A Study on the Evaluation of Effective Properties of Randomly Distributed Gas Diffusion Layer (GDL) Tissues with Different Compression Ratios

1
Design and Analysis Center, Korea Institute of Carbon Convergence Technology, Jeonju 54853, Korea
2
Commercial Vehicle Innovation Growth Center, Jeonbuk Institute of Automotive Convergence Technology, Kunsan 54158, Korea
3
Department of Mechanical Engineering, Kunsan National University, Kunsan 54150, Korea
*
Author to whom correspondence should be addressed.
Appl. Sci. 2020, 10(21), 7407; https://doi.org/10.3390/app10217407
Received: 13 September 2020 / Revised: 28 September 2020 / Accepted: 19 October 2020 / Published: 22 October 2020
(This article belongs to the Special Issue Homogenization for Composite Materials)

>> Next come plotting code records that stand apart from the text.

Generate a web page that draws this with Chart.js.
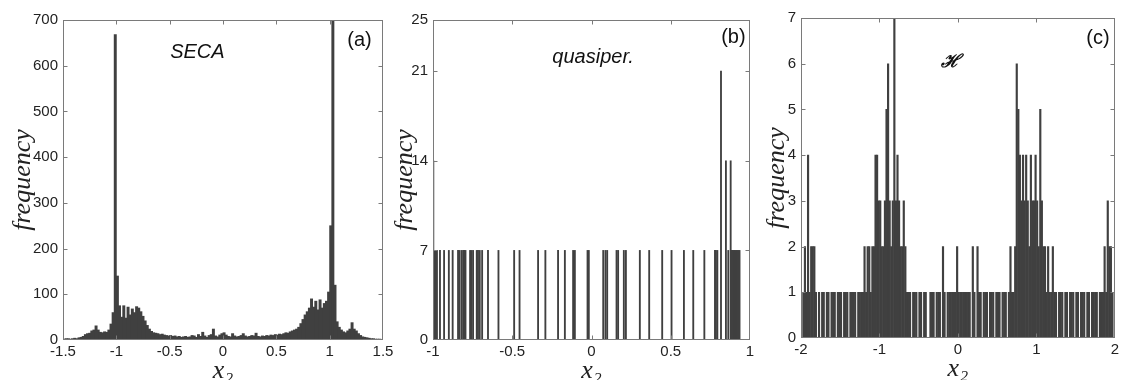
<!DOCTYPE html>
<html>
<head>
<meta charset="utf-8">
<script src="https://cdn.jsdelivr.net/npm/chart.js@4.4.1/dist/chart.umd.min.js"></script>
<style>
    html, body { margin: 0; padding: 0; background: #fff; width: 1122px; height: 380px; overflow: hidden; }
    canvas { position: absolute; top: 0; }
</style>
</head>
<body>
<canvas id="panelA" width="400" height="390" style="left:0px"></canvas>
<canvas id="panelB" width="395" height="390" style="left:370px"></canvas>
<canvas id="panelC" width="377" height="390" style="left:745px"></canvas>
<script>
// (a) SECA histogram, bins of 0.02 starting at -1.49
const secaStart = -1.49;
const secaBin = 0.02;
const secaCounts = [
    2, 3, 3, 2, 3, 4, 3, 5, 6, 8,
    12, 14, 15, 20, 22, 31, 22, 17, 16, 18,
    17, 22, 35, 60, 668, 140, 75, 50, 75, 48,
    72, 55, 68, 60, 73, 70, 62, 52, 42, 32,
    24, 19, 16, 15, 14, 12, 13, 11, 10, 9,
    10, 8, 9, 7, 8, 6, 7, 8, 6, 7,
    10, 9, 6, 12, 8, 17, 9, 6, 10, 12,
    24, 9, 7, 11, 14, 16, 11, 8, 7, 14,
    9, 7, 8, 10, 14, 9, 7, 8, 10, 9,
    15, 8, 7, 9, 8, 10, 9, 11, 10, 12,
    11, 13, 12, 14, 16, 15, 18, 20, 22, 24,
    28, 36, 45, 55, 62, 70, 90, 72, 85, 66,
    88, 70, 80, 85, 105, 250, 700, 120, 40, 28,
    22, 18, 16, 20, 24, 38, 24, 20, 14, 10,
    7, 6, 5, 4, 3, 3, 2, 2, 2, 1
];

// (b) quasiperiodic: single lines
const quasiX = [
    -0.998, -0.993, -0.988, -0.983, -0.975, -0.956, -0.930, -0.900, -0.876, -0.842,
    -0.833, -0.820, -0.810, -0.804, -0.795, -0.766, -0.757, -0.747, -0.724, -0.716,
    -0.705, -0.690, -0.653, -0.587, -0.488, -0.454, -0.337, -0.291, -0.211, -0.168,
    -0.116, -0.105, -0.025, -0.017, 0.074, 0.088, 0.099, 0.158, 0.168, 0.204,
    0.217, 0.305, 0.364, 0.446, 0.505, 0.583, 0.642, 0.712, 0.779, 0.785,
    0.794, 0.817, 0.848, 0.863, 0.878, 0.886, 0.892, 0.898, 0.904, 0.910,
    0.916, 0.922, 0.928, 0.934
];
const quasiY = [
    14, 7, 7, 7, 7, 7, 7, 7, 7, 7,
    7, 7, 7, 7, 7, 7, 7, 7, 7, 7,
    7, 7, 7, 7, 7, 7, 7, 7, 7, 7,
    7, 7, 7, 7, 7, 7, 7, 7, 7, 7,
    7, 7, 7, 7, 7, 7, 7, 7, 7, 7,
    7, 21, 14, 7, 14, 7, 7, 7, 7, 7,
    7, 7, 7, 7
];
const quasiTicks = [0, 7, 14, 21, 25];

// (c) hyperchaotic histogram, bins of 0.02 starting at -1.97
const hypStart = -1.97;
const hypBin = 0.02;
const hypCounts = [
    1, 2, 1, 4, 1, 2, 2, 2, 1, 0,
    1, 0, 1, 1, 0, 1, 1, 0, 1, 1,
    1, 0, 1, 1, 1, 0, 1, 1, 1, 0,
    1, 1, 1, 1, 0, 1, 1, 1, 1, 2,
    1, 2, 2, 1, 2, 2, 4, 4, 3, 3,
    2, 2, 3, 5, 6, 3, 2, 3, 7, 3,
    4, 3, 2, 2, 3, 2, 1, 1, 1, 0,
    1, 1, 1, 0, 1, 1, 0, 1, 1, 0,
    0, 1, 1, 1, 0, 1, 1, 1, 0, 2,
    1, 0, 1, 1, 1, 1, 1, 1, 2, 1,
    1, 1, 1, 1, 1, 1, 1, 0, 2, 1,
    0, 2, 1, 1, 0, 1, 1, 1, 0, 1,
    1, 1, 0, 1, 1, 1, 0, 1, 1, 1,
    0, 1, 2, 1, 1, 2, 6, 5, 4, 3,
    4, 3, 4, 3, 2, 4, 3, 3, 4, 3,
    2, 5, 3, 2, 2, 1, 2, 1, 1, 2,
    1, 1, 0, 1, 1, 1, 0, 1, 1, 0,
    1, 1, 1, 0, 1, 1, 0, 1, 1, 1,
    0, 1, 1, 0, 1, 1, 1, 1, 0, 1,
    1, 1, 2, 1, 3, 2, 2, 1
];

const barColor = "#404040";
const tickFont = { family: "'Liberation Sans', Arial, sans-serif", size: 15 };
const titleFont = { family: "'Liberation Serif', 'Times New Roman', serif", style: "italic", size: 26, lineHeight: 1 };

// MATLAB style box with inward ticks on all four sides
const boxPlugin = {
    id: "matlabBox",
    afterDatasetsDraw(chart) {
        const { ctx, chartArea: a, scales: { x, y } } = chart;
        const l = Math.round(a.left) + 0.5, r = Math.round(a.right) - 0.5;
        const t = Math.round(a.top) + 0.5, b = Math.round(a.bottom) - 0.5;
        ctx.save();
        ctx.strokeStyle = "#7a7a7a";
        ctx.lineWidth = 1;
        ctx.strokeRect(l, t, r - l, b - t);
        ctx.beginPath();
        x.ticks.forEach(tk => {
            const px = Math.round(x.getPixelForValue(tk.value)) + 0.5;
            if (px <= l + 1 || px >= r - 1) return;
            ctx.moveTo(px, b); ctx.lineTo(px, b - 4);
            ctx.moveTo(px, t); ctx.lineTo(px, t + 4);
        });
        y.ticks.forEach(tk => {
            const py = Math.round(y.getPixelForValue(tk.value)) + 0.5;
            if (py <= t + 1 || py >= b - 1) return;
            ctx.moveTo(l, py); ctx.lineTo(l + 4, py);
            ctx.moveTo(r, py); ctx.lineTo(r - 4, py);
        });
        ctx.stroke();
        ctx.restore();
    }
};

// text labels placed in data coordinates
const labelPlugin = {
    id: "panelLabels",
    afterDraw(chart, args, opts) {
        const { ctx, scales: { x, y } } = chart;
        (opts.items || []).forEach(it => {
            ctx.save();
            ctx.font = it.font;
            ctx.fillStyle = "#111";
            ctx.textAlign = "center";
            ctx.textBaseline = "middle";
            ctx.fillText(it.text, x.getPixelForValue(it.x), y.getPixelForValue(it.y));
            ctx.restore();
        });
    }
};

const plainNumber = (v) => String(Number(v.toFixed(2)));

function makePanel(id, cfg) {
    const ctx = document.getElementById(id).getContext("2d");
    return new Chart(ctx, {
        type: "bar",
        data: {
            datasets: [{
                data: cfg.points,
                backgroundColor: barColor,
                borderWidth: 0,
                barThickness: cfg.barThickness
            }]
        },
        options: {
            responsive: false,
            animation: false,
            devicePixelRatio: 1,
            layout: { padding: cfg.padding },
            plugins: {
                legend: { display: false },
                tooltip: { enabled: false },
                panelLabels: { items: cfg.labels }
            },
            scales: {
                x: {
                    type: "linear",
                    offset: false,
                    min: cfg.xMin,
                    max: cfg.xMax,
                    grid: { display: false, drawTicks: false },
                    border: { display: false },
                    ticks: { stepSize: cfg.xStep, autoSkip: false, maxRotation: 0, padding: 3, color: "#222", font: tickFont, callback: plainNumber },
                    title: { display: true, text: "x₂", color: "#222", font: titleFont, padding: { top: 0, bottom: cfg.xTitlePad } },
                    afterFit: (scale) => { scale.height = cfg.xHeight; }
                },
                y: {
                    min: 0,
                    max: cfg.yMax,
                    grid: { display: false, drawTicks: false },
                    border: { display: false },
                    ticks: { stepSize: cfg.yStep, padding: 5, color: "#222", font: tickFont, callback: plainNumber },
                    title: { display: true, text: "frequency", color: "#222", font: titleFont, padding: { top: cfg.yTitlePad, bottom: 0 } },
                    afterBuildTicks: cfg.yTicks ? (scale) => { scale.ticks = cfg.yTicks.map(v => ({ value: v })); } : undefined,
                    afterFit: (scale) => { scale.width = cfg.yWidth; }
                }
            }
        },
        plugins: [boxPlugin, labelPlugin]
    });
}

document.addEventListener("DOMContentLoaded", () => {
    makePanel("panelA", {
        points: secaCounts.map((c, i) => ({ x: secaStart + i * secaBin, y: c })),
        barThickness: 2.3,
        padding: { top: 20, right: 17, left: 0, bottom: 0 },
        xMin: -1.5, xMax: 1.5, xStep: 0.5,
        yMax: 700, yStep: 100,
        yWidth: 63, xHeight: 50, yTitlePad: 10, xTitlePad: 6,
        labels: [
            { text: "SECA", x: -0.24, y: 628, font: "italic 20px 'Liberation Sans', Arial, sans-serif" },
            { text: "(a)", x: 1.28, y: 655, font: "20px 'Liberation Sans', Arial, sans-serif" }
        ]
    });

    makePanel("panelB", {
        points: quasiX.map((v, i) => ({ x: v, y: quasiY[i] })),
        barThickness: 1.2,
        padding: { top: 20, right: 15, left: 0, bottom: 0 },
        xMin: -1, xMax: 1, xStep: 0.5,
        yMax: 25, yStep: 7, yTicks: quasiTicks,
        yWidth: 63, xHeight: 50, yTitlePad: 22, xTitlePad: 6,
        labels: [
            { text: "quasiper.", x: 0.01, y: 22.1, font: "italic 20px 'Liberation Sans', Arial, sans-serif" },
            { text: "(b)", x: 0.895, y: 23.6, font: "20px 'Liberation Sans', Arial, sans-serif" }
        ]
    });

    makePanel("panelC", {
        points: hypCounts.map((c, i) => ({ x: hypStart + i * hypBin, y: c })),
        barThickness: 1.5,
        padding: { top: 18, right: 5, left: 0, bottom: 0 },
        xMin: -2, xMax: 2, xStep: 1,
        yMax: 7, yStep: 1,
        yWidth: 56, xHeight: 52, yTitlePad: 19, xTitlePad: 8,
        labels: [
            { text: "ℋ", x: -0.1, y: 6.04, font: "italic bold 18px 'DejaVu Serif', serif" },
            { text: "(c)", x: 1.785, y: 6.56, font: "20px 'Liberation Sans', Arial, sans-serif" }
        ]
    });
});
</script>
</body>
</html>
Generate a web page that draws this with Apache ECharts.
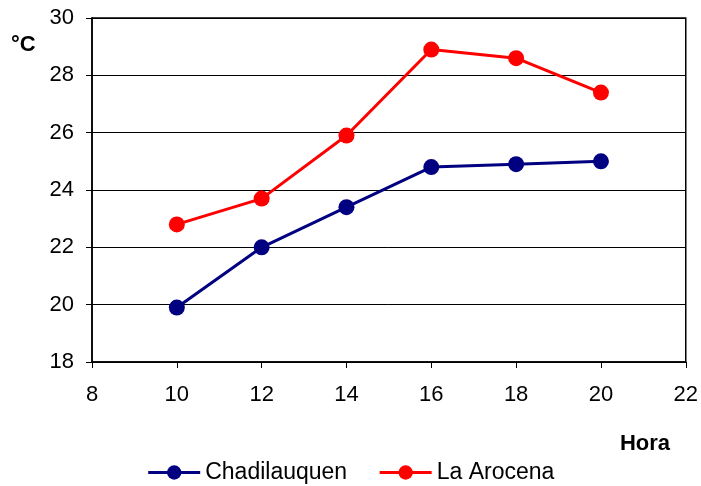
<!DOCTYPE html>
<html>
<head>
<meta charset="utf-8">
<script src="https://cdn.jsdelivr.net/npm/echarts@6/dist/echarts.min.js"></script>
<style>
  html, body { margin: 0; padding: 0; background: #fff; }
  #chart { width: 701px; height: 486px; }
</style>
</head>
<body>
<div id="chart"></div>
<script>
// Hourly temperatures at two sites
const horas = [10, 12, 14, 16, 18, 20];
const chadilauquen = [19.9, 22.0, 23.4, 24.8, 24.9, 25.0];
const laArocena = [22.8, 23.7, 25.9, 28.9, 28.6, 27.4];
const seriesNames = ['Chadilauquen', 'La Arocena'];

const font = 'Liberation Sans, Arial, sans-serif';
const chart = echarts.init(document.getElementById('chart'));

function pairs(xs, ys) { return xs.map((x, i) => [x, ys[i]]); }

chart.setOption({
  animation: false,
  backgroundColor: '#fff',
  grid: { left: 92, right: 15, top: 18, bottom: 124, show: true, borderColor: '#000', borderWidth: 1.5 },
  xAxis: {
    type: 'value', min: 8, max: 22, interval: 2,
    axisLine: { lineStyle: { color: '#000', width: 1.5 } },
    axisTick: { show: true, length: 6, lineStyle: { color: '#000' } },
    axisLabel: { fontFamily: font, fontSize: 22, color: '#000', margin: 22 },
    splitLine: { show: false }
  },
  yAxis: {
    type: 'value', min: 18, max: 30, interval: 2,
    axisLine: { show: true, lineStyle: { color: '#000', width: 1.5 } },
    axisTick: { show: true, length: 6, lineStyle: { color: '#000' } },
    axisLabel: { fontFamily: font, fontSize: 22, color: '#000', margin: 18 },
    splitLine: { show: true, lineStyle: { color: '#000', width: 1 } }
  },
  graphic: [
    {
      type: 'text', x: 11, y: 45,
      style: { text: '°C', fontFamily: font, fontSize: 22, fontWeight: 'bold', fill: '#000',
        textAlign: 'left', textVerticalAlign: 'middle' }
    },
    {
      type: 'text', x: 670, y: 444,
      style: { text: 'Hora', fontFamily: font, fontSize: 22, fontWeight: 'bold', fill: '#000',
        textAlign: 'right', textVerticalAlign: 'middle' }
    }
  ],
  legend: {
    top: 456, left: 'center',
    itemWidth: 52, itemHeight: 18, itemGap: 31,
    textStyle: { fontFamily: font, fontSize: 23, color: '#000' },
    lineStyle: { width: 3 },
    data: seriesNames
  },
  series: [
    {
      name: seriesNames[0], type: 'line', data: pairs(horas, chadilauquen),
      symbol: 'circle', symbolSize: 16,
      lineStyle: { color: '#000080', width: 3 },
      itemStyle: { color: '#000080' }
    },
    {
      name: seriesNames[1], type: 'line', data: pairs(horas, laArocena),
      symbol: 'circle', symbolSize: 16,
      lineStyle: { color: '#ff0000', width: 3 },
      itemStyle: { color: '#ff0000' }
    }
  ]
});
</script>
</body>
</html>
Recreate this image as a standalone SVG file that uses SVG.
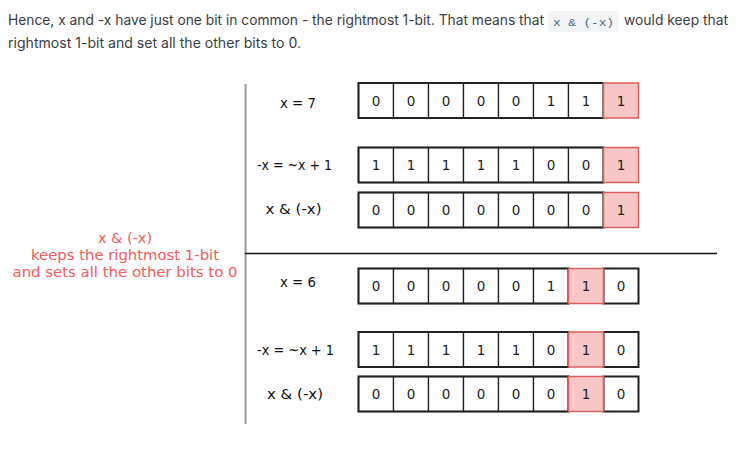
<svg xmlns="http://www.w3.org/2000/svg" width="746" height="452" viewBox="0 0 746 452">
<style>
.p{font-family:Inter,"Noto Sans",sans-serif;font-size:14px;fill:#3c3c43}
.code{font-family:"Liberation Mono","DejaVu Sans Mono",monospace;font-size:11.5px;fill:#476582}
.lbl{font-family:"Comic Sans MS","DejaVu Sans",sans-serif;font-size:13.5px;fill:#111;text-anchor:middle}
.red{font-family:"Comic Sans MS","DejaVu Sans",sans-serif;font-size:14.5px;fill:#f25c5c;text-anchor:middle}
.cell{fill:#fff;stroke:#222;stroke-width:1.3}
.hi{fill:#f8c6c6;stroke:#d9605e;stroke-width:1.5}
.outer{fill:none;stroke:#222;stroke-width:2}
.d{font-family:"Comic Sans MS","DejaVu Sans",sans-serif;font-size:13.5px;fill:#222;text-anchor:middle}
</style>
<rect width="746" height="452" fill="#fff"/>
<g id="intro">
<text class="p" x="8" y="25" textLength="536" lengthAdjust="spacingAndGlyphs">Hence, x and -x have just one bit in common - the rightmost 1-bit. That means that</text>
<rect x="548" y="11" width="71" height="21" rx="4" fill="#f3f4f6"/>
<text class="code" x="553" y="26" textLength="61" lengthAdjust="spacingAndGlyphs">x &amp; (-x)</text>
<text class="p" x="624" y="25" textLength="104" lengthAdjust="spacingAndGlyphs">would keep that</text>
<text class="p" x="8" y="48" textLength="293" lengthAdjust="spacingAndGlyphs">rightmost 1-bit and set all the other bits to 0.</text>
</g>
<g id="connectors">
<line x1="245.5" y1="84" x2="245.5" y2="424" stroke="#999" stroke-width="2"/>
<line x1="245" y1="253.5" x2="717" y2="253.5" stroke="#111" stroke-width="1.5"/>
</g>
<g id="note">
<text class="red" x="125" y="243">x &amp; (-x)</text>
<text class="red" x="125" y="260" textLength="188" lengthAdjust="spacingAndGlyphs">keeps the rightmost 1-bit</text>
<text class="red" x="125" y="277" textLength="225" lengthAdjust="spacingAndGlyphs">and sets all the other bits to 0</text>
</g>
<g id="row1">
<text class="lbl" x="298" y="108" textLength="36" lengthAdjust="spacingAndGlyphs">x = 7</text>
<rect class="cell" x="358.5" y="83" width="35" height="35"/><text class="d" x="376" y="105.5">0</text>
<rect class="cell" x="393.5" y="83" width="35" height="35"/><text class="d" x="411" y="105.5">0</text>
<rect class="cell" x="428.5" y="83" width="35" height="35"/><text class="d" x="446" y="105.5">0</text>
<rect class="cell" x="463.5" y="83" width="35" height="35"/><text class="d" x="481" y="105.5">0</text>
<rect class="cell" x="498.5" y="83" width="35" height="35"/><text class="d" x="516" y="105.5">0</text>
<rect class="cell" x="533.5" y="83" width="35" height="35"/><text class="d" x="551" y="105.5">1</text>
<rect class="cell" x="568.5" y="83" width="35" height="35"/><text class="d" x="586" y="105.5">1</text>
<rect class="outer" x="358.5" y="83" width="245" height="35"/>
<rect class="hi" x="603.5" y="83" width="35" height="35"/><text class="d" x="621" y="105.5">1</text>
</g>
<g id="row2">
<text class="lbl" x="294.5" y="169.5" textLength="75" lengthAdjust="spacingAndGlyphs">-x = ~x + 1</text>
<rect class="cell" x="358.5" y="147.5" width="35" height="35"/><text class="d" x="376" y="170">1</text>
<rect class="cell" x="393.5" y="147.5" width="35" height="35"/><text class="d" x="411" y="170">1</text>
<rect class="cell" x="428.5" y="147.5" width="35" height="35"/><text class="d" x="446" y="170">1</text>
<rect class="cell" x="463.5" y="147.5" width="35" height="35"/><text class="d" x="481" y="170">1</text>
<rect class="cell" x="498.5" y="147.5" width="35" height="35"/><text class="d" x="516" y="170">1</text>
<rect class="cell" x="533.5" y="147.5" width="35" height="35"/><text class="d" x="551" y="170">0</text>
<rect class="cell" x="568.5" y="147.5" width="35" height="35"/><text class="d" x="586" y="170">0</text>
<rect class="outer" x="358.5" y="147.5" width="245" height="35"/>
<rect class="hi" x="603.5" y="147.5" width="35" height="35"/><text class="d" x="621" y="170">1</text>
</g>
<g id="row3">
<text class="lbl" x="293.5" y="214" textLength="56" lengthAdjust="spacingAndGlyphs">x &amp; (-x)</text>
<rect class="cell" x="358.5" y="192.5" width="35" height="35"/><text class="d" x="376" y="215">0</text>
<rect class="cell" x="393.5" y="192.5" width="35" height="35"/><text class="d" x="411" y="215">0</text>
<rect class="cell" x="428.5" y="192.5" width="35" height="35"/><text class="d" x="446" y="215">0</text>
<rect class="cell" x="463.5" y="192.5" width="35" height="35"/><text class="d" x="481" y="215">0</text>
<rect class="cell" x="498.5" y="192.5" width="35" height="35"/><text class="d" x="516" y="215">0</text>
<rect class="cell" x="533.5" y="192.5" width="35" height="35"/><text class="d" x="551" y="215">0</text>
<rect class="cell" x="568.5" y="192.5" width="35" height="35"/><text class="d" x="586" y="215">0</text>
<rect class="outer" x="358.5" y="192.5" width="245" height="35"/>
<rect class="hi" x="603.5" y="192.5" width="35" height="35"/><text class="d" x="621" y="215">1</text>
</g>
<g id="row4">
<text class="lbl" x="298" y="287" textLength="36" lengthAdjust="spacingAndGlyphs">x = 6</text>
<rect class="cell" x="358.5" y="268.5" width="35" height="35"/><text class="d" x="376" y="291">0</text>
<rect class="cell" x="393.5" y="268.5" width="35" height="35"/><text class="d" x="411" y="291">0</text>
<rect class="cell" x="428.5" y="268.5" width="35" height="35"/><text class="d" x="446" y="291">0</text>
<rect class="cell" x="463.5" y="268.5" width="35" height="35"/><text class="d" x="481" y="291">0</text>
<rect class="cell" x="498.5" y="268.5" width="35" height="35"/><text class="d" x="516" y="291">0</text>
<rect class="cell" x="533.5" y="268.5" width="35" height="35"/><text class="d" x="551" y="291">1</text>
<rect class="outer" x="358.5" y="268.5" width="210" height="35"/>
<rect class="outer" x="603.5" y="268.5" width="35" height="35"/><text class="d" x="621" y="291">0</text>
<rect class="hi" x="568.5" y="268.5" width="35" height="35"/><text class="d" x="586" y="291">1</text>
</g>
<g id="row5">
<text class="lbl" x="295.5" y="355" textLength="77" lengthAdjust="spacingAndGlyphs">-x = ~x + 1</text>
<rect class="cell" x="358.5" y="332" width="35" height="35"/><text class="d" x="376" y="354.5">1</text>
<rect class="cell" x="393.5" y="332" width="35" height="35"/><text class="d" x="411" y="354.5">1</text>
<rect class="cell" x="428.5" y="332" width="35" height="35"/><text class="d" x="446" y="354.5">1</text>
<rect class="cell" x="463.5" y="332" width="35" height="35"/><text class="d" x="481" y="354.5">1</text>
<rect class="cell" x="498.5" y="332" width="35" height="35"/><text class="d" x="516" y="354.5">1</text>
<rect class="cell" x="533.5" y="332" width="35" height="35"/><text class="d" x="551" y="354.5">0</text>
<rect class="outer" x="358.5" y="332" width="210" height="35"/>
<rect class="outer" x="603.5" y="332" width="35" height="35"/><text class="d" x="621" y="354.5">0</text>
<rect class="hi" x="568.5" y="332" width="35" height="35"/><text class="d" x="586" y="354.5">1</text>
</g>
<g id="row6">
<text class="lbl" x="295" y="399" textLength="56" lengthAdjust="spacingAndGlyphs">x &amp; (-x)</text>
<rect class="cell" x="358.5" y="376.5" width="35" height="35"/><text class="d" x="376" y="399">0</text>
<rect class="cell" x="393.5" y="376.5" width="35" height="35"/><text class="d" x="411" y="399">0</text>
<rect class="cell" x="428.5" y="376.5" width="35" height="35"/><text class="d" x="446" y="399">0</text>
<rect class="cell" x="463.5" y="376.5" width="35" height="35"/><text class="d" x="481" y="399">0</text>
<rect class="cell" x="498.5" y="376.5" width="35" height="35"/><text class="d" x="516" y="399">0</text>
<rect class="cell" x="533.5" y="376.5" width="35" height="35"/><text class="d" x="551" y="399">0</text>
<rect class="outer" x="358.5" y="376.5" width="210" height="35"/>
<rect class="outer" x="603.5" y="376.5" width="35" height="35"/><text class="d" x="621" y="399">0</text>
<rect class="hi" x="568.5" y="376.5" width="35" height="35"/><text class="d" x="586" y="399">1</text>
</g>
</svg>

The gas diffusion layer (GDL) typically consists of a thin layer of carbon fiber paper, carbon cloth or nonwoven and has numerous pores. The GDL plays an important role that determines the performance of the fuel cell. It is a medium through which hydrogen and oxygen are transferred and serves as a passage through which water, generated by the electrochemical reaction, is discharged. The GDL tissue undergoes a compressive loading during the stacking process. This leads to changes in fiber content, porosity and resin content due to compressive load, which affects the mechanical, chemical and electrical properties of the GDL and ultimately determines fuel cell performance. In this study, the geometry of a GDL was modeled according to the compression ratios (10%, 20%, 30%, 40% and 50%), which simulated the compression during the stacking process and predicted the equivalent properties according to the change of GDL carbon fiber content, matrix content and pore porosity, etc. The proposed method to predict the equivalent material properties can not only consider the stacking direction of the material during stack assembling process, but can also provide a manufacturing standard for fastening compressive load for GDL. View Full-Text
Keywords: effective properties; gas diffusion layer (GDL); homogenization; nonwoven; proton-exchange membrane fuel cell (PEMFC) effective properties; gas diffusion layer (GDL); homogenization; nonwoven; proton-exchange membrane fuel cell (PEMFC)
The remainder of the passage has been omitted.